Queer Hyenas: Exclusion and Sanctuary in Senegalese Visual Culture

Colloquium | May 2 | 12:30-2 p.m. | 223 Moses Hall

 Ivy Mills, Lecturer, History of Art, UC Berkeley

 Center for African Studies

Dr. Ivy Mills is a lecturer in the Visual and Literary Cultures of Africa and the African Diaspora in the History of Art Department at the University of California, Berkeley. A recipient of Fulbright, FLAS, and Rocca grants, she conducted research on Senegalese cultural production and taught college courses during a four-year residency in Dakar, Senegal; she then earned her PhD in African Diaspora Studies from UC Berkeley in 2011. Her current book project, provisionally titled Iconographies of Exclusion: Gender, Animality, and the Limits of Community in Senegalese Visual Culture, argues that contemporary figurations of abjection and violability cohere through a referencing of the logics and symbols of older hierarchies of caste and slavery.

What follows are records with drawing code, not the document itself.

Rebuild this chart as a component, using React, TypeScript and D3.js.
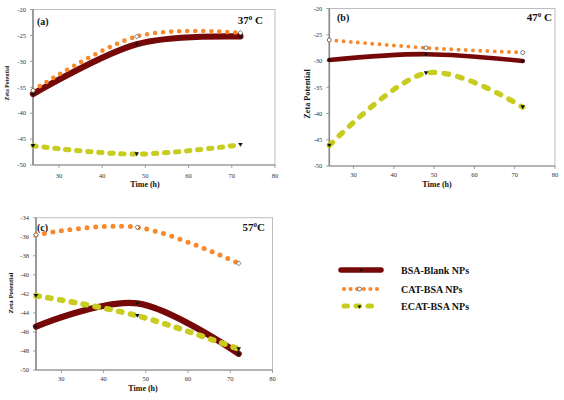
import React from "react";
import * as d3 from "d3";

// ---------- data ----------
const times = [24, 48, 72];
const xTicks = [30, 40, 50, 60, 70, 80];
const yTicksAB = [-50, -45, -40, -35, -30, -25, -20];
const yTicksC = [-50, -48, -46, -44, -42, -40, -38, -36, -34];

const bsaA = [-36.3, -26.7, -25.2];
const catA = [-35.6, -25.2, -24.5];
const ecatA = [-46.3, -47.9, -46.1];

const bsaB = [-29.8, -28.7, -30.0];
const catB = [-26.0, -27.5, -28.4];
const ecatB = [-46.1, -32.3, -38.8];

const bsaC = [-45.45, -43.0, -48.3];
const catC = [-35.8, -35.0, -38.8];
const ecatC = [-42.2, -44.3, -47.8];

const seriesNames = ["BSA-Blank NPs", "CAT-BSA NPs", "ECAT-BSA NPs"];
const panelLabels = ["(a)", "(b)", "(c)"];
const temps = ["37", "47", "57"];
const tempUnits = [" C", " C", "C"];
const xTitle = "Time (h)";
const yTitle = "Zeta Potential";

// ---------- style ----------
const FONT = "'Liberation Serif', 'Times New Roman', serif";
const C_BSA = "#760808";
const C_CAT = "#f7892b";
const C_ECAT = "#c8cc1e";

type PanelCfg = {
  left: number; right: number; top: number; bottom: number;
  yDomain: [number, number]; yTicks: number[];
  bsa: number[]; cat: number[]; ecat: number[];
  idx: number;
  bsaW: number; ecatW: number; ecatDash: string; catW: number; catDash: string;
  yTitleX: number; yTitleY: number; yTitleSize: number;
  labelX: number; labelY: number; tempX: number; tempY: number;
  xTickY: number; xTitleX: number; xTitleY: number;
  catMarker: "diamond" | "circle";
};

const panels: PanelCfg[] = [
  {
    left: 33, right: 275, top: 9.5, bottom: 165,
    yDomain: [-50, -20], yTicks: yTicksAB,
    bsa: bsaA, cat: catA, ecat: ecatA, idx: 0,
    bsaW: 6.2, ecatW: 5, ecatDash: "3.3 7.7", catW: 4.6, catDash: "0 8",
    yTitleX: 8, yTitleY: 83, yTitleSize: 5.8,
    labelX: 37, labelY: 25, tempX: 263, tempY: 24,
    xTickY: 177.5, xTitleX: 145, xTitleY: 187,
    catMarker: "diamond",
  },
  {
    left: 329.3, right: 555, top: 8.5, bottom: 166,
    yDomain: [-50, -20], yTicks: yTicksAB,
    bsa: bsaB, cat: catB, ecat: ecatB, idx: 1,
    bsaW: 4.6, ecatW: 5.3, ecatDash: "4.7 9.3", catW: 3.9, catDash: "0 7.2",
    yTitleX: 308, yTitleY: 94, yTitleSize: 8.2,
    labelX: 337, labelY: 21, tempX: 552, tempY: 21,
    xTickY: 176.5, xTitleX: 437, xTitleY: 187,
    catMarker: "circle",
  },
  {
    left: 36, right: 272.5, top: 217.7, bottom: 370,
    yDomain: [-50, -34], yTicks: yTicksC,
    bsa: bsaC, cat: catC, ecat: ecatC, idx: 2,
    bsaW: 6.2, ecatW: 5.7, ecatDash: "3.3 8.7", catW: 5, catDash: "0 8.6",
    yTitleX: 11, yTitleY: 293, yTitleSize: 6.8,
    labelX: 37, labelY: 231, tempX: 265, tempY: 231,
    xTickY: 381, xTitleX: 143, xTitleY: 391,
    catMarker: "diamond",
  },
];

function diamond(cx: number, cy: number, r: number) {
  return `M${cx},${cy - r}L${cx + r},${cy}L${cx},${cy + r}L${cx - r},${cy}Z`;
}
function triDown(cx: number, cy: number, r: number) {
  return `M${cx - r},${cy - r * 0.8}L${cx + r},${cy - r * 0.8}L${cx},${cy + r * 0.9}Z`;
}

function Panel({ p }: { p: PanelCfg }) {
  const x = d3.scaleLinear().domain([24, 80]).range([p.left, p.right]);
  const y = d3.scaleLinear().domain(p.yDomain).range([p.bottom, p.top]);
  const line = d3
    .line<[number, number]>()
    .x((d) => x(d[0]))
    .y((d) => y(d[1]))
    .curve(d3.curveCardinal.tension(0));
  const pts = (vals: number[]) => times.map((t, i) => [t, vals[i]] as [number, number]);

  return (
    <g>
      <rect x={p.left} y={p.top} width={p.right - p.left} height={p.bottom - p.top}
        fill="none" stroke="#bdbdbd" strokeWidth={1} />
      <line x1={p.left} x2={p.left} y1={p.top} y2={p.bottom} stroke="#8a8a8a" strokeWidth={1.6} />
      <line x1={p.left} x2={p.right} y1={p.bottom} y2={p.bottom} stroke="#8a8a8a" strokeWidth={1.2} />
      {p.yTicks.map((v) => (
        <g key={"y" + v}>
          <line x1={p.left - 3} x2={p.left} y1={y(v)} y2={y(v)} stroke="#8a8a8a" strokeWidth={0.8} />
          <text x={p.left - 7} y={y(v) + 2.3} fontSize={6.5} textAnchor="end" fill="#333" fontFamily={FONT}>
            {String(v)}
          </text>
        </g>
      ))}
      {xTicks.map((v) => (
        <g key={"x" + v}>
          <line x1={x(v)} x2={x(v)} y1={p.bottom} y2={p.bottom + 3} stroke="#8a8a8a" strokeWidth={0.8} />
          <text x={x(v)} y={p.xTickY} fontSize={6.5} textAnchor="middle" fill="#333" fontFamily={FONT}>
            {String(v)}
          </text>
        </g>
      ))}
      <text x={p.xTitleX} y={p.xTitleY} fontSize={8} fontWeight="bold" textAnchor="middle" fontFamily={FONT} fill="#111">
        {xTitle}
      </text>
      <text transform={`translate(${p.yTitleX},${p.yTitleY}) rotate(-90)`} fontSize={p.yTitleSize}
        fontWeight="bold" textAnchor="middle" dominantBaseline="middle" fontFamily={FONT} fill="#111">
        {yTitle}
      </text>
      <text x={p.labelX} y={p.labelY} fontSize={10} fontWeight="bold" fontFamily={FONT} fill="#111">
        {panelLabels[p.idx]}
      </text>
      <text x={p.tempX} y={p.tempY} fontSize={11} fontWeight="bold" textAnchor="end" fontFamily={FONT} fill="#111">
        {temps[p.idx]}
        <tspan dy={-4} fontSize={7}>0</tspan>
        <tspan dy={4}>{tempUnits[p.idx]}</tspan>
      </text>
      <path d={line(pts(p.bsa)) || ""} fill="none" stroke={C_BSA} strokeWidth={p.bsaW} strokeLinecap="round" />
      <path d={line(pts(p.cat)) || ""} fill="none" stroke={C_CAT} strokeWidth={p.catW} strokeLinecap="round"
        strokeDasharray={p.catDash} />
      <path d={line(pts(p.ecat)) || ""} fill="none" stroke={C_ECAT} strokeWidth={p.ecatW} strokeLinecap="round"
        strokeDasharray={p.ecatDash} />
      {times.map((t, i) => (
        <g key={"m" + i}>
          <path d={diamond(x(t), y(p.bsa[i]), 2)} fill="#111" />
          {p.catMarker === "diamond" ? (
            <path d={diamond(x(t), y(p.cat[i]), 2.4)} fill="#fff" stroke="#444" strokeWidth={0.7} />
          ) : (
            <circle cx={x(t)} cy={y(p.cat[i])} r={2} fill="#fff" stroke="#444" strokeWidth={0.7} />
          )}
          <path d={triDown(x(t), y(p.ecat[i]), 2.3)} fill="#111" />
        </g>
      ))}
    </g>
  );
}

function Legend() {
  const rows = [270, 289, 306];
  const x0 = 341, x1 = 381, tx = 401;
  return (
    <g>
      <line x1={x0} x2={x1} y1={rows[0]} y2={rows[0]} stroke={C_BSA} strokeWidth={5.5} strokeLinecap="round" />
      <path d={diamond((x0 + x1) / 2, rows[0], 1.8)} fill="#111" />
      <line x1={x0 + 3} x2={x1 - 2} y1={rows[1]} y2={rows[1]} stroke={C_CAT} strokeWidth={4.2}
        strokeLinecap="round" strokeDasharray="0 6.6" />
      <circle cx={(x0 + x1) / 2 - 1.5} cy={rows[1]} r={2} fill="#fff" stroke="#444" strokeWidth={0.7} />
      <line x1={x0 + 3} x2={x1 - 2} y1={rows[2]} y2={rows[2]} stroke={C_ECAT} strokeWidth={5}
        strokeLinecap="round" strokeDasharray="3.5 8.5" />
      <path d={triDown((x0 + x1) / 2 - 1.5, rows[2] + 1, 2)} fill="#111" />
      {seriesNames.map((s, i) => (
        <text key={s} x={tx} y={rows[i] + 3.5} fontSize={10} fontWeight="bold" fontFamily={FONT} fill="#111">
          {s}
        </text>
      ))}
    </g>
  );
}

export default function App() {
  return (
    <svg width={564} height={400} style={{ position: "absolute", left: 0, top: 0, background: "#fff" }}>
      <rect width={564} height={400} fill="#fff" />
      {panels.map((p) => (
        <Panel key={p.idx} p={p} />
      ))}
      <Legend />
    </svg>
  );
}
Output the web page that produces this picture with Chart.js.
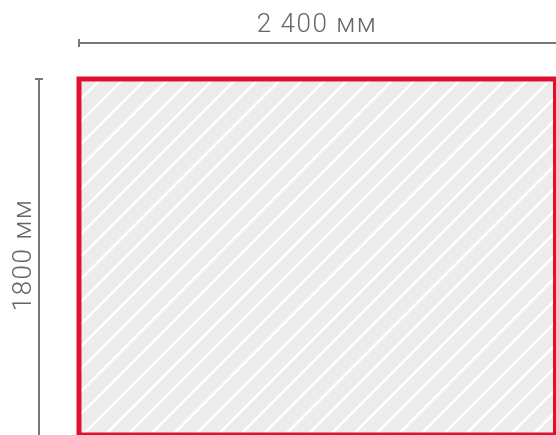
<!DOCTYPE html>
<html>
<head>
<meta charset="utf-8">
<script src="https://cdn.jsdelivr.net/npm/chart.js@4.4.1/dist/chart.umd.min.js"></script>
<style>
  html, body { margin: 0; padding: 0; background: #ffffff; }
  #wrap { width: 556px; height: 435px; position: relative; }
</style>
</head>
<body>
<div id="wrap"><canvas id="c" width="556" height="435"></canvas></div>
<script>
// Sheet size (mm)
const sheetWidth = 2400;
const sheetHeight = 1800;
// Outline corners of the sheet (mm)
const outlineX = [0, 0, 2400, 2400, 0];
const outlineY = [0, 1800, 1800, 0, 0];
// Dimension labels
const widthLabel = '2 400 мм';
const heightLabel = '1800 мм';

function makeHatch(ctx) {
  const s = 45;
  const t = document.createElement('canvas');
  t.width = s; t.height = s;
  const g = t.getContext('2d');
  g.fillStyle = '#ececec';
  g.fillRect(0, 0, s, s);
  g.strokeStyle = '#ffffff';
  g.lineWidth = 2.6;
  [-22.5, 0, 22.5, 45, 67.5, 90, 112.5].forEach(c => {
    g.beginPath();
    g.moveTo(c + 10, -10);
    g.lineTo(c - s - 10, s + 10);
    g.stroke();
  });
  return ctx.createPattern(t, 'repeat');
}

const hatchPlugin = {
  id: 'hatch',
  beforeDatasetsDraw(chart) {
    const ctx = chart.ctx;
    const xs = chart.scales.x, ys = chart.scales.y;
    const px = outlineX.map(v => xs.getPixelForValue(v));
    const py = outlineY.map(v => ys.getPixelForValue(v));
    ctx.save();
    ctx.fillStyle = makeHatch(ctx);
    ctx.beginPath();
    px.forEach((x, i) => i ? ctx.lineTo(x, py[i]) : ctx.moveTo(x, py[i]));
    ctx.closePath();
    ctx.fill();
    ctx.restore();
  }
};

const dimPlugin = {
  id: 'dims',
  afterDatasetsDraw(chart) {
    const ctx = chart.ctx;
    const xs = chart.scales.x, ys = chart.scales.y;
    const x0 = xs.getPixelForValue(0), x1 = xs.getPixelForValue(sheetWidth);
    const y0 = ys.getPixelForValue(sheetHeight), y1 = ys.getPixelForValue(0);
    ctx.save();
    ctx.strokeStyle = '#777777';
    ctx.lineWidth = 2;
    const hy = 43;
    ctx.beginPath();
    ctx.moveTo(x0, hy); ctx.lineTo(x1 + 5, hy);
    ctx.moveTo(x0, hy - 4); ctx.lineTo(x0, hy + 4);
    ctx.stroke();
    const vx = 39;
    ctx.beginPath();
    ctx.moveTo(vx, y0); ctx.lineTo(vx, y1 + 5);
    ctx.moveTo(vx - 4, y0); ctx.lineTo(vx + 4, y0);
    ctx.stroke();
    ctx.fillStyle = '#666666';
    ctx.font = '300 26px Roboto, "Liberation Sans", sans-serif';
    try { ctx.letterSpacing = '1.5px'; } catch (e) {}
    ctx.textAlign = 'center';
    ctx.textBaseline = 'middle';
    ctx.fillText(widthLabel, 317, 25);
    ctx.translate(24.5, 255);
    ctx.rotate(-Math.PI / 2);
    ctx.fillText(heightLabel, 0, 0);
    ctx.restore();
  }
};

new Chart(document.getElementById('c'), {
  type: 'line',
  data: {
    datasets: [{
      data: outlineX.map((x, i) => ({ x: x, y: outlineY[i] })),
      borderColor: '#e2102e',
      borderWidth: 5,
      borderJoinStyle: 'miter',
      fill: false,
      pointRadius: 0,
      tension: 0,
      clip: false
    }]
  },
  options: {
    responsive: false,
    animation: false,
    layout: { padding: { left: 79, top: 79, right: 0.5, bottom: 0 } },
    scales: {
      x: { type: 'linear', min: 0, max: sheetWidth, display: false },
      y: { type: 'linear', min: 0, max: sheetHeight, display: false }
    },
    plugins: { legend: { display: false }, tooltip: { enabled: false } }
  },
  plugins: [hatchPlugin, dimPlugin]
});
</script>
</body>
</html>
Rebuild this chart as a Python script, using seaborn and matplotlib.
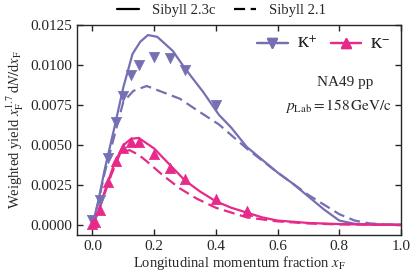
import numpy as np
import pandas as pd
import matplotlib
matplotlib.use("Agg")
import matplotlib.pyplot as plt
import seaborn as sns
from matplotlib.lines import Line2D

# ---- data ----
kp_x = [0.0, 0.025, 0.05, 0.075, 0.1, 0.125, 0.15, 0.2, 0.25, 0.3, 0.4]
kp_y = [0.00035, 0.00158, 0.00418, 0.00646, 0.0081, 0.0094, 0.01004, 0.0105, 0.01046, 0.0097, 0.00754]

km_x = [0.0, 0.01, 0.025, 0.05, 0.075, 0.1, 0.125, 0.15, 0.2, 0.25, 0.3, 0.4, 0.5]
km_y = [0.0001, 0.0002, 0.00098, 0.0027, 0.0040, 0.0048, 0.0052, 0.0052, 0.00448, 0.00358, 0.0029, 0.00163, 0.0009]

s23_kp_x = [0.0, 0.02, 0.04, 0.07, 0.1, 0.13, 0.155, 0.18, 0.21, 0.26, 0.3, 0.36, 0.41, 0.45, 0.5, 0.55, 0.6, 0.65, 0.7, 0.75, 0.8, 0.85, 0.9, 0.95, 1.0]
s23_kp_y = [0.0, 0.0016, 0.0035, 0.0060, 0.0086, 0.0107, 0.01146, 0.01188, 0.01177, 0.0109, 0.0098, 0.0083, 0.0069, 0.0061, 0.0049, 0.0041, 0.0033, 0.0026, 0.0018, 0.0010, 0.0003, 0.0001, 0.00006, 0.00005, 0.00004]

s21_kp_x = [0.0, 0.02, 0.04, 0.074, 0.1, 0.133, 0.176, 0.23, 0.284, 0.338, 0.41, 0.5, 0.6, 0.7, 0.8, 0.85, 0.9, 0.95, 1.0]
s21_kp_y = [0.0, 0.0015, 0.0033, 0.0058, 0.0077, 0.0084, 0.0087, 0.0083, 0.0079, 0.0072, 0.0063, 0.0048, 0.0033, 0.0019, 0.0007, 0.0003, 0.00012, 0.00006, 0.00004]

s23_km_x = [0.0, 0.02, 0.036, 0.05, 0.07, 0.1, 0.125, 0.15, 0.2, 0.25, 0.3, 0.35, 0.4, 0.45, 0.5, 0.55, 0.6, 0.7, 0.8, 0.9, 1.0]
s23_km_y = [0.0, 0.0009, 0.0019, 0.0027, 0.0038, 0.0050, 0.0054, 0.00546, 0.0048, 0.0038, 0.0028, 0.0021, 0.0015, 0.0011, 0.0008, 0.0005, 0.0003, 0.00015, 0.00008, 0.00005, 0.00003]

s21_km_x = [0.0, 0.02, 0.04, 0.06, 0.09, 0.12, 0.15, 0.176, 0.23, 0.284, 0.338, 0.4, 0.445, 0.5, 0.6, 0.7, 0.8, 1.0]
s21_km_y = [0.0, 0.0009, 0.0020, 0.0031, 0.0045, 0.0047, 0.0044, 0.0040, 0.0031, 0.0023, 0.00167, 0.0011, 0.00083, 0.0005, 0.00025, 0.00012, 0.00006, 0.00003]

x_ticks = [0.0, 0.2, 0.4, 0.6, 0.8, 1.0]
y_ticks = [0.0, 0.0025, 0.005, 0.0075, 0.01, 0.0125]

c_kp = "#7570b3"
c_km = "#e7298a"

sns.set_style("ticks")
plt.rcParams["font.family"] = ["Liberation Serif", "DejaVu Serif"]
plt.rcParams["mathtext.fontset"] = "stix"
plt.rcParams["font.size"] = 10.5

fig = plt.figure(figsize=(4.15, 2.76), dpi=100)
ax = fig.add_axes([0.1855, 0.1486, 0.7807, 0.7604])

lw = 1.6
dash = (0, (5, 2.5))
sns.lineplot(x=s23_kp_x, y=s23_kp_y, ax=ax, color=c_kp, lw=lw, linestyle="-")
sns.lineplot(x=s21_kp_x, y=s21_kp_y, ax=ax, color=c_kp, lw=lw, linestyle=dash)
sns.lineplot(x=s23_km_x, y=s23_km_y, ax=ax, color=c_km, lw=lw, linestyle="-")
sns.lineplot(x=s21_km_x, y=s21_km_y, ax=ax, color=c_km, lw=lw, linestyle=dash)

sns.scatterplot(x=kp_x, y=kp_y, ax=ax, color=c_kp, marker="v", s=55, edgecolor=c_kp, linewidth=0.5, zorder=5)
sns.scatterplot(x=km_x, y=km_y, ax=ax, color=c_km, marker="^", s=55, edgecolor=c_km, linewidth=0.5, zorder=5)

ax.set_xlim(-0.05, 1.0)
ax.set_ylim(-0.0006, 0.0125)
ax.set_xticks(x_ticks)
ax.set_xticklabels([f"{v:.1f}" for v in x_ticks])
ax.set_yticks(y_ticks)
ax.set_yticklabels([f"{v:.4f}" for v in y_ticks])
ax.tick_params(direction="in", top=True, right=True, length=4, width=1, labelsize=11)
for sp in ax.spines.values():
    sp.set_linewidth(1.0)
    sp.set_visible(True)

ax.set_xlabel(r"Longitudinal momentum fraction $x_\mathrm{F}$", fontsize=10.5, labelpad=1)
ax.set_ylabel(r"Weighted yield $x_\mathrm{F}^{1.7}\,\mathrm{d}N/\mathrm{d}x_\mathrm{F}$", fontsize=10.5, labelpad=3)

# inner legend (data)
h_kp = Line2D([], [], color=c_kp, marker="v", markersize=7.5, lw=lw)
h_km = Line2D([], [], color=c_km, marker="^", markersize=7.5, lw=lw)
leg1 = ax.legend([h_kp, h_km], [r"K$^{+}$", r"K$^{-}$"], loc="upper right", ncol=2, frameon=False,
                 handlelength=2.0, columnspacing=0.9, handletextpad=0.6, borderaxespad=0.3, fontsize=11)
ax.add_artist(leg1)

ax.text(0.915, 0.725, "NA49 pp", transform=ax.transAxes, ha="right", va="center", fontsize=11)
ax.text(0.972, 0.615, r"$p_\mathrm{Lab} = 158\,\mathrm{GeV/c}$", transform=ax.transAxes, ha="right", va="center", fontsize=11)

# top legend (models)
h_s23 = Line2D([], [], color="black", lw=lw, linestyle="-")
h_s21 = Line2D([], [], color="black", lw=lw, linestyle=dash)
fig.legend([h_s23, h_s21], ["Sibyll 2.3c", "Sibyll 2.1"], loc="center", bbox_to_anchor=(0.534, 0.962),
           ncol=2, frameon=False, handlelength=1.5, columnspacing=1.3, handletextpad=0.9, fontsize=10.5)

fig.savefig("out.png", dpi=100)
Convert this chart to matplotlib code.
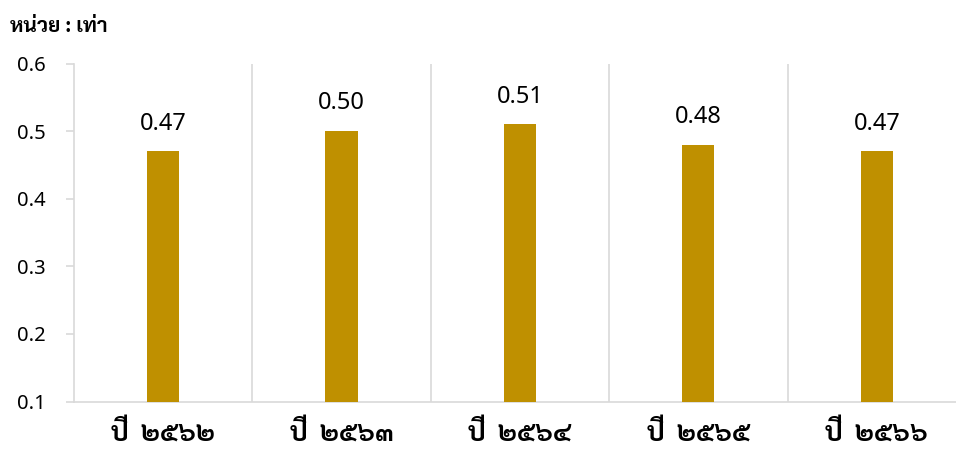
import matplotlib
matplotlib.use('Agg')
import matplotlib.pyplot as plt

categories = ['ปี  ๒๕๖๒', 'ปี  ๒๕๖๓', 'ปี  ๒๕๖๔', 'ปี  ๒๕๖๕', 'ปี  ๒๕๖๖']
values = [0.47, 0.50, 0.51, 0.48, 0.47]
yticks = [0.1, 0.2, 0.3, 0.4, 0.5, 0.6]
unit_label = 'หน่วย : เท่า'

gray = '#d9d9d9'
fig = plt.figure(figsize=(9.56, 4.54), dpi=100)
ax = fig.add_axes([73.7 / 956, 1 - 401.5 / 454, (966 - 73.7) / 956, (401.5 - 63.5) / 454])

x = list(range(len(categories)))
ax.bar(x, [v - 0.1 for v in values], bottom=0.1, width=0.181, color='#BF9000', zorder=3)
for xi, v in zip(x, values):
    ax.annotate(f'{v:.2f}', (xi, v), xytext=(0, 20), textcoords='offset points',
                ha='center', va='center', fontsize=17, family='Noto Sans')

ax.set_xlim(-0.5, len(categories) - 0.5)
ax.set_ylim(0.1, 0.6)
ax.set_yticks(yticks)
ax.set_yticklabels([f'{t:.1f}' for t in yticks], fontsize=14.5, family='Noto Sans')
for sep in range(1, len(categories)):
    ax.axvline(sep - 0.5, color=gray, lw=1.2, zorder=1)

ax.set_xticks(x)
ax.set_xticklabels(categories, fontsize=19, fontweight='bold', family=['Sarabun', 'DejaVu Sans'])
ax.tick_params(axis='x', length=0, pad=13)
ax.tick_params(axis='y', length=6, width=1.2, color=gray, pad=14)

for s in ['top', 'right']:
    ax.spines[s].set_visible(False)
for s in ['left', 'bottom']:
    ax.spines[s].set_color(gray)
    ax.spines[s].set_linewidth(1.2)

fig.text(10 / 956, 1 - 26 / 454, unit_label, fontsize=15, fontweight='bold',
         family=['Sarabun', 'DejaVu Sans'], va='center', ha='left')

fig.savefig('out.png', dpi=100)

In this tradition, the limits of humanness – and therefore of communal protection – are imagined through queer, socially dead figures like the hyena and donkey. She is also working on projects on comedic whiteface performance; on the visualization of gendered piety and virtue in Wolof melodrama and contemporary art; and on flows of popular culture between Senegal and India.